Not ready for his close up

Think all this furor over cartoons is new? Whilst scanning the Wikipedia for manna for the brain, I stumbled upon a movie version of the story of Muslim's favorite non-depicted hero, called Muhammed: Messenger of God. Apparently, even back in the day, there were just as many problems with portraying the prophet back then as now:
    Mohammad, Messenger of God (retitled The Message for U.S. release) (1976) is a film directed by Mustafa Akkad, chronicling the life and times of the founder of Islam, Muhammad. Released in both Arabic and English, Mohammad, Messenger of God serves as an introduction to early Islamic history. Although the movie revolves around Muhammad, his image is not depicted in any way throughout the movie, out of respect for Muslim beliefs. Instead actors were left to talk to the camera.
    Akkad faced resistance from Hollywood to making a film about the origins of Islam and had to go outside the United States to raise the production money for the film. While creating Mohammad, Messenger of God, he consulted Islamic clerics and tried to be respectful toward Islam and its views on portraying Mohammed.

    Nevertheless, some cinemas still received threatening telephone calls from those who thought that the film offended Islam by portraying the Prophet in a physical way, even though Mohammed is not shown on screen. On March 9, 1977, a group of Black Muslims, led by Hamas Abdul Khaalis, seized several buildings and took 134 hostages in the District of Columbia. While their actions were related to a sectarian dispute within the Black Muslim community, one of their demands was to prevent the release of Mohammad. One of the terrorists specifically said "he wanted a guarantee from whole world it will never be shown" or they would execute some of the hostages.
As with most religious protestors or fanatics, they were woefully misinformed. They mistakenly believed that Muhammed was portrayed by Anthony Quinn in the film. While I can understand not wanting Zorba to dance all the way to Mecca, it certainly wasn't worth killing a reporter.

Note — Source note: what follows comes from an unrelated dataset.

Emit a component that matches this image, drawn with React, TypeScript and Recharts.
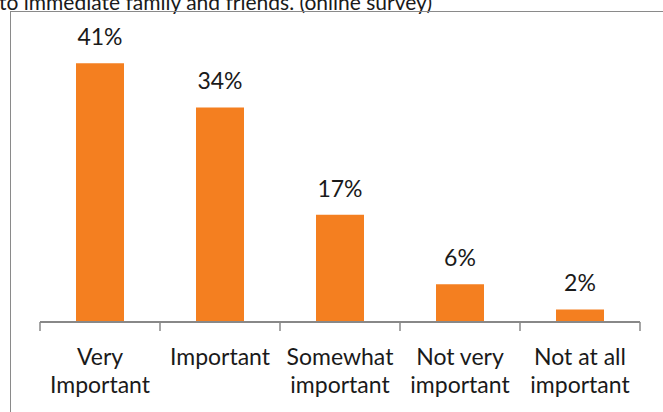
import React from "react";
import { BarChart, Bar, XAxis, YAxis, LabelList } from "recharts";

const categories = [
  "Very Important",
  "Important",
  "Somewhat important",
  "Not very important",
  "Not at all important",
];
const tickLabelLines: string[][] = [
  ["Very", "Important"],
  ["Important"],
  ["Somewhat", "important"],
  ["Not very", "important"],
  ["Not at all", "important"],
];
const values = [41, 34, 17, 6, 2];
const titleText = "to immediate family and friends. (online survey)";

const data = categories.map((c, i) => ({ category: c, value: values[i] }));

const FONT = "Lato, 'Open Sans', sans-serif";
const AXIS_COLOR = "#888888";

function CategoryTick(props: any) {
  const { x, y, payload, index, visibleTicksCount } = props;
  const half = payload && payload.offset ? payload.offset : 0;
  const lines = tickLabelLines[index] || [String(payload.value)];
  const isLast = index === visibleTicksCount - 1;
  return (
    <g>
      <line x1={x - half} y1={y} x2={x - half} y2={y + 9} stroke={AXIS_COLOR} strokeWidth={1.5} />
      {isLast && (
        <line x1={x + half} y1={y} x2={x + half} y2={y + 9} stroke={AXIS_COLOR} strokeWidth={1.5} />
      )}
      <text x={x} y={y + 43} textAnchor="middle" fill="#1a1a1a" fontSize={23} fontFamily={FONT}>
        {lines.map((l, i) => (
          <tspan key={i} x={x} dy={i === 0 ? 0 : 28}>
            {l}
          </tspan>
        ))}
      </text>
    </g>
  );
}

export default function App() {
  return (
    <div
      style={{
        position: "fixed",
        top: 0,
        left: 0,
        width: 663,
        height: 412,
        overflow: "hidden",
        background: "#fff",
        fontFamily: FONT,
      }}
    >
      <div
        style={{
          position: "absolute",
          left: -1,
          top: -9,
          fontSize: 21,
          lineHeight: "21px",
          color: "#1a1a1a",
          whiteSpace: "nowrap",
        }}
      >
        {titleText}
      </div>
      <div
        style={{
          position: "absolute",
          left: 10,
          top: 11,
          width: 700,
          height: 450,
          border: "1.5px solid #8a8a8a",
          boxSizing: "border-box",
        }}
      />
      <div style={{ position: "absolute", left: 0, top: 0 }}>
        <BarChart
          width={663}
          height={412}
          data={data}
          margin={{ top: 38, right: 23, bottom: 30, left: 40 }}
          barCategoryGap="30%"
        >
          <XAxis
            dataKey="category"
            height={60}
            interval={0}
            tickLine={false}
            tickSize={0}
            tickMargin={0}
            axisLine={{ stroke: AXIS_COLOR, strokeWidth: 2 }}
            tick={<CategoryTick />}
          />
          <YAxis hide domain={[0, 45]} />
          <Bar dataKey="value" fill="#F47F20" isAnimationActive={false}>
            <LabelList
              dataKey="value"
              position="top"
              offset={18}
              formatter={(v: any) => `${v}%`}
              style={{ fontSize: 23, fontFamily: FONT, fill: "#1a1a1a" }}
            />
          </Bar>
        </BarChart>
      </div>
    </div>
  );
}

Aside from that, it's no wonder that you don't see any movies about Muhammed. Not only can you not see him or observe him to speak, but someone will probably try to kill you for it, even if your intentions are the best. Christianity, by comparison, has had an in-your-face sales pitch that is tough to even hide from. Jesus on film, Jesus on TV, Jesus appearing in a taco in Mexico. You can be sure that if Muhammed appeared in a taco, someone would have Supreme Indigestion. Yet, how would we know what he even looked like, since no one can be allowed to show a representation of him?

And note that the Muslim law isn't against portraying the image of Muhammed, but that of any prophet, like say Jesus or Moses. I guess they just don't feel that their proprietary and copywright trademarks are infringed in those cases.

Unfortunately for Islam, this adherence to their ancient law isn't going to win any hearts and minds in the internet or video age. Most people know the story of Jesus from happening to catch some late-afternoon showing of The Greatest Story Ever Told or King of Kings or Passion of Christ rather than actually reading a Bible or listening in church. By denying the use of Muhammed's image (oh, and threatening to kill cartoonists, of course), Muslims are making it just that much harder for people in the Western culture to even understand the religion, much less identify with it.

But I digress, and a lot. The hostage situation in DC had one lasting, somewhat ironic ramification. The hostage actions also had the unexpected result of catapulting then-DC-councilman and soon-to-be-most-notorious-mayor-alive Marion Barry to fame by shooting him in the chest during the crisis. The very next year he was elected mayor. One can only speculate if everyone's favorite crack addict would have become mayor if not for the notoriety of being shot by ignorant terrorists. Shows what a little press can do for you.